>> begin Listing
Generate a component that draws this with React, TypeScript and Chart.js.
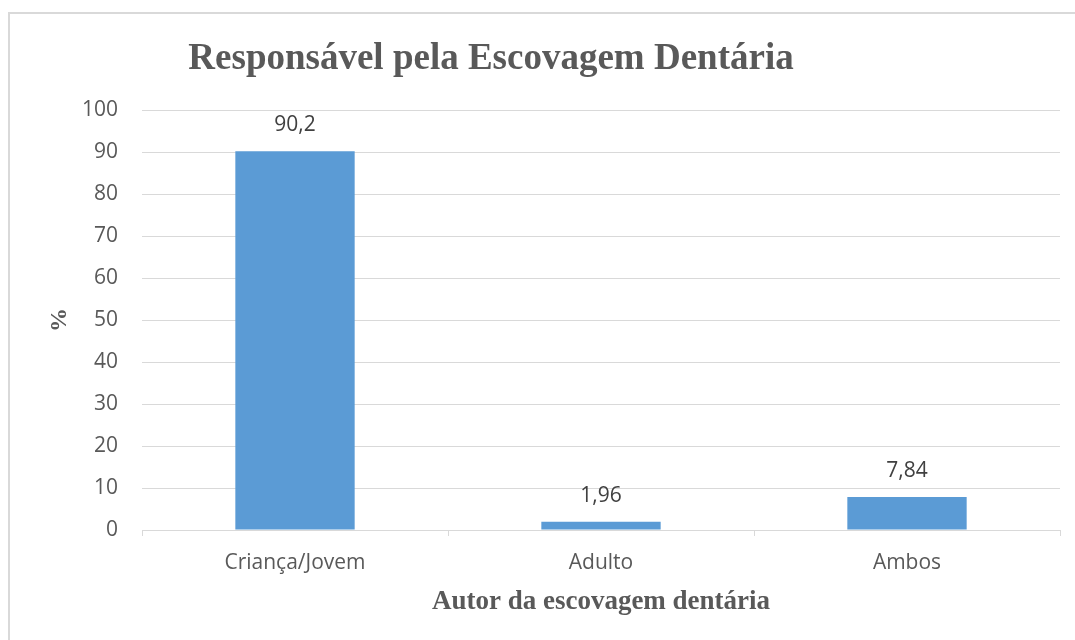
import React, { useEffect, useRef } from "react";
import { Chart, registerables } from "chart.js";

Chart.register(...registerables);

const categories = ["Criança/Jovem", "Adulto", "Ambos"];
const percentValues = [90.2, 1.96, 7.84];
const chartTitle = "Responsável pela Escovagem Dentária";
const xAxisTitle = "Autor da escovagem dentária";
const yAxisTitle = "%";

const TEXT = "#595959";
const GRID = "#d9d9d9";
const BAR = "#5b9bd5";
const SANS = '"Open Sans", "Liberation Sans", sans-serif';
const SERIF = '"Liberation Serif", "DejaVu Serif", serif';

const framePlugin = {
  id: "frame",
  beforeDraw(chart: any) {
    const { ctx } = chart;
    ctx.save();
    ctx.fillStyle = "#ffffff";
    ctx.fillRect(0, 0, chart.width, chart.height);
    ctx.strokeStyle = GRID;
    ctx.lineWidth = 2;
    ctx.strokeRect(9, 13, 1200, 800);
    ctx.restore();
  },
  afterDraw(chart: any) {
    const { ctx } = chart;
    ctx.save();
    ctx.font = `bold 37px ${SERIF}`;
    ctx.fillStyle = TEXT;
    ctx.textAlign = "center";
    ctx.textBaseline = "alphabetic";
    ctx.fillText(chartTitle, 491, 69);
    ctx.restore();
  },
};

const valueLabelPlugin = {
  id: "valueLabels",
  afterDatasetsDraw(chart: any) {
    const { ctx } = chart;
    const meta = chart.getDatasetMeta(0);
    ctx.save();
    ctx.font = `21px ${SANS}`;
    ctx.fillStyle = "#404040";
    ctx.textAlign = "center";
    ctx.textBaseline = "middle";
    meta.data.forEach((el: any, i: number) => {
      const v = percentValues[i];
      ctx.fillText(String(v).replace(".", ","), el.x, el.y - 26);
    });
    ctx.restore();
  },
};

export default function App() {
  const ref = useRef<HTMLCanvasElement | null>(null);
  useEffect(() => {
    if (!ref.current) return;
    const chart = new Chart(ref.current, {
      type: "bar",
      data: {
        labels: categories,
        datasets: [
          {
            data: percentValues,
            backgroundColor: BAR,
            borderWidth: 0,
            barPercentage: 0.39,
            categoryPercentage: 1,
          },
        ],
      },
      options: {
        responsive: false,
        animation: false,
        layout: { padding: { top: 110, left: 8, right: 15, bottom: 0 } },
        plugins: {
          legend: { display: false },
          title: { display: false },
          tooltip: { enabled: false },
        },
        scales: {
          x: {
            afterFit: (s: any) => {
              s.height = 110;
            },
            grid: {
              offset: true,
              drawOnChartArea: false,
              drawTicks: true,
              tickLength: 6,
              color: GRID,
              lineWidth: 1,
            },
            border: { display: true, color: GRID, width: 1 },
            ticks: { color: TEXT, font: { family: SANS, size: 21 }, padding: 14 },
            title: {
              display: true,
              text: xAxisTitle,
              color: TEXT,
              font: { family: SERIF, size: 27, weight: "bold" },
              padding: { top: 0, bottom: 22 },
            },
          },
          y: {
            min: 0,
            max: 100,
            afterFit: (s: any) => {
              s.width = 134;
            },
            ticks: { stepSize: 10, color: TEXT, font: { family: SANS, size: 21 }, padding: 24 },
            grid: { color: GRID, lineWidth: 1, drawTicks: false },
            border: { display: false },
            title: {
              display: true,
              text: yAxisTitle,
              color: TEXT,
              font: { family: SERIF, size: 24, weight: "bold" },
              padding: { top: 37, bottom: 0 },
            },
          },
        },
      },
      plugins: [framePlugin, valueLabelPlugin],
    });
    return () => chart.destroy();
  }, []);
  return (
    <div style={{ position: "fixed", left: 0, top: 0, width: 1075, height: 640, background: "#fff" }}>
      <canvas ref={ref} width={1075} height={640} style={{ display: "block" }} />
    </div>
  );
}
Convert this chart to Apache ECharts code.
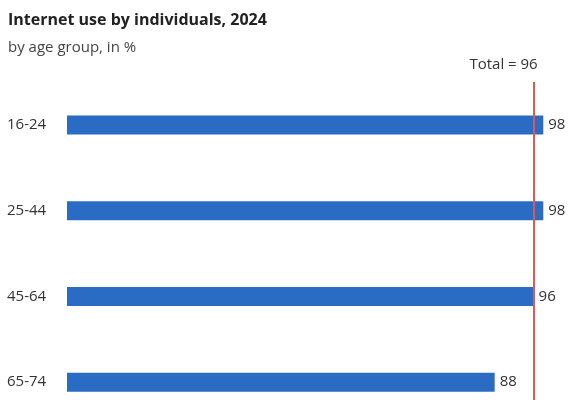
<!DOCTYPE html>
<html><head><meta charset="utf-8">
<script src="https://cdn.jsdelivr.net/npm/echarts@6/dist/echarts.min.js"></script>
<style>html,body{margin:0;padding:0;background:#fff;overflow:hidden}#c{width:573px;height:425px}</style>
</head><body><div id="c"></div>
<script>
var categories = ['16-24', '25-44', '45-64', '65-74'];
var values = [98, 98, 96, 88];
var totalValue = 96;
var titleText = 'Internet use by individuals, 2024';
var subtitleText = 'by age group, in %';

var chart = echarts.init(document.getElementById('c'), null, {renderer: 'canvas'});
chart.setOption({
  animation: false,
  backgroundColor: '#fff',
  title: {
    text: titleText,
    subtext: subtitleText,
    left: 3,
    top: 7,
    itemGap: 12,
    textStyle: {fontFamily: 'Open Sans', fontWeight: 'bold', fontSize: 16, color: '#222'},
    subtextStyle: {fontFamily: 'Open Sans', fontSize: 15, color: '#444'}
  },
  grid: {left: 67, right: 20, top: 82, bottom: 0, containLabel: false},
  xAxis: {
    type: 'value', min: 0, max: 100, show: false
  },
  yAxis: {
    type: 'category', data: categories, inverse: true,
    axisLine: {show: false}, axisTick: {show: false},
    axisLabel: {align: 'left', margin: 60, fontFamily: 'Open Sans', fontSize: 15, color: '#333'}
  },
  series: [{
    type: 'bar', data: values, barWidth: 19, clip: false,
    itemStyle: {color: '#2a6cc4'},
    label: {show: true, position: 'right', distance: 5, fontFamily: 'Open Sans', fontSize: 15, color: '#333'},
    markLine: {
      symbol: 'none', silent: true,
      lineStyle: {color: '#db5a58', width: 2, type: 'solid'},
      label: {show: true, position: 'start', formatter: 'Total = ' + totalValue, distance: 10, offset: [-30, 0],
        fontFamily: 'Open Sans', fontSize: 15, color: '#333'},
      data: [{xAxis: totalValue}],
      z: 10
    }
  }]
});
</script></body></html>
>> end Listing
Stated task: Give the entries again word for word, but skip the pictures.

Written answer:
Generate a component that draws this with React, TypeScript and Chart.js.
import React, { useEffect, useRef } from "react";
import { Chart, registerables } from "chart.js";

Chart.register(...registerables);

const categories = ["Criança/Jovem", "Adulto", "Ambos"];
const percentValues = [90.2, 1.96, 7.84];
const chartTitle = "Responsável pela Escovagem Dentária";
const xAxisTitle = "Autor da escovagem dentária";
const yAxisTitle = "%";

const TEXT = "#595959";
const GRID = "#d9d9d9";
const BAR = "#5b9bd5";
const SANS = '"Open Sans", "Liberation Sans", sans-serif';
const SERIF = '"Liberation Serif", "DejaVu Serif", serif';

const framePlugin = {
  id: "frame",
  beforeDraw(chart: any) {
    const { ctx } = chart;
    ctx.save();
    ctx.fillStyle = "#ffffff";
    ctx.fillRect(0, 0, chart.width, chart.height);
    ctx.strokeStyle = GRID;
    ctx.lineWidth = 2;
    ctx.strokeRect(9, 13, 1200, 800);
    ctx.restore();
  },
  afterDraw(chart: any) {
    const { ctx } = chart;
    ctx.save();
    ctx.font = `bold 37px ${SERIF}`;
    ctx.fillStyle = TEXT;
    ctx.textAlign = "center";
    ctx.textBaseline = "alphabetic";
    ctx.fillText(chartTitle, 491, 69);
    ctx.restore();
  },
};

const valueLabelPlugin = {
  id: "valueLabels",
  afterDatasetsDraw(chart: any) {
    const { ctx } = chart;
    const meta = chart.getDatasetMeta(0);
    ctx.save();
    ctx.font = `21px ${SANS}`;
    ctx.fillStyle = "#404040";
    ctx.textAlign = "center";
    ctx.textBaseline = "middle";
    meta.data.forEach((el: any, i: number) => {
      const v = percentValues[i];
      ctx.fillText(String(v).replace(".", ","), el.x, el.y - 26);
    });
    ctx.restore();
  },
};

export default function App() {
  const ref = useRef<HTMLCanvasElement | null>(null);
  useEffect(() => {
    if (!ref.current) return;
    const chart = new Chart(ref.current, {
      type: "bar",
      data: {
        labels: categories,
        datasets: [
          {
            data: percentValues,
            backgroundColor: BAR,
            borderWidth: 0,
            barPercentage: 0.39,
            categoryPercentage: 1,
          },
        ],
      },
      options: {
        responsive: false,
        animation: false,
        layout: { padding: { top: 110, left: 8, right: 15, bottom: 0 } },
        plugins: {
          legend: { display: false },
          title: { display: false },
          tooltip: { enabled: false },
        },
        scales: {
          x: {
            afterFit: (s: any) => {
              s.height = 110;
            },
            grid: {
              offset: true,
              drawOnChartArea: false,
              drawTicks: true,
              tickLength: 6,
              color: GRID,
              lineWidth: 1,
            },
            border: { display: true, color: GRID, width: 1 },
            ticks: { color: TEXT, font: { family: SANS, size: 21 }, padding: 14 },
            title: {
              display: true,
              text: xAxisTitle,
              color: TEXT,
              font: { family: SERIF, size: 27, weight: "bold" },
              padding: { top: 0, bottom: 22 },
            },
          },
          y: {
            min: 0,
            max: 100,
            afterFit: (s: any) => {
              s.width = 134;
            },
            ticks: { stepSize: 10, color: TEXT, font: { family: SANS, size: 21 }, padding: 24 },
            grid: { color: GRID, lineWidth: 1, drawTicks: false },
            border: { display: false },
            title: {
              display: true,
              text: yAxisTitle,
              color: TEXT,
              font: { family: SERIF, size: 24, weight: "bold" },
              padding: { top: 37, bottom: 0 },
            },
          },
        },
      },
      plugins: [framePlugin, valueLabelPlugin],
    });
    return () => chart.destroy();
  }, []);
  return (
    <div style={{ position: "fixed", left: 0, top: 0, width: 1075, height: 640, background: "#fff" }}>
      <canvas ref={ref} width={1075} height={640} style={{ display: "block" }} />
    </div>
  );
}
Convert this chart to Apache ECharts code.
<!DOCTYPE html>
<html><head><meta charset="utf-8">
<script src="https://cdn.jsdelivr.net/npm/echarts@6/dist/echarts.min.js"></script>
<style>html,body{margin:0;padding:0;background:#fff;overflow:hidden}#c{width:573px;height:425px}</style>
</head><body><div id="c"></div>
<script>
var categories = ['16-24', '25-44', '45-64', '65-74'];
var values = [98, 98, 96, 88];
var totalValue = 96;
var titleText = 'Internet use by individuals, 2024';
var subtitleText = 'by age group, in %';

var chart = echarts.init(document.getElementById('c'), null, {renderer: 'canvas'});
chart.setOption({
  animation: false,
  backgroundColor: '#fff',
  title: {
    text: titleText,
    subtext: subtitleText,
    left: 3,
    top: 7,
    itemGap: 12,
    textStyle: {fontFamily: 'Open Sans', fontWeight: 'bold', fontSize: 16, color: '#222'},
    subtextStyle: {fontFamily: 'Open Sans', fontSize: 15, color: '#444'}
  },
  grid: {left: 67, right: 20, top: 82, bottom: 0, containLabel: false},
  xAxis: {
    type: 'value', min: 0, max: 100, show: false
  },
  yAxis: {
    type: 'category', data: categories, inverse: true,
    axisLine: {show: false}, axisTick: {show: false},
    axisLabel: {align: 'left', margin: 60, fontFamily: 'Open Sans', fontSize: 15, color: '#333'}
  },
  series: [{
    type: 'bar', data: values, barWidth: 19, clip: false,
    itemStyle: {color: '#2a6cc4'},
    label: {show: true, position: 'right', distance: 5, fontFamily: 'Open Sans', fontSize: 15, color: '#333'},
    markLine: {
      symbol: 'none', silent: true,
      lineStyle: {color: '#db5a58', width: 2, type: 'solid'},
      label: {show: true, position: 'start', formatter: 'Total = ' + totalValue, distance: 10, offset: [-30, 0],
        fontFamily: 'Open Sans', fontSize: 15, color: '#333'},
      data: [{xAxis: totalValue}],
      z: 10
    }
  }]
});
</script></body></html>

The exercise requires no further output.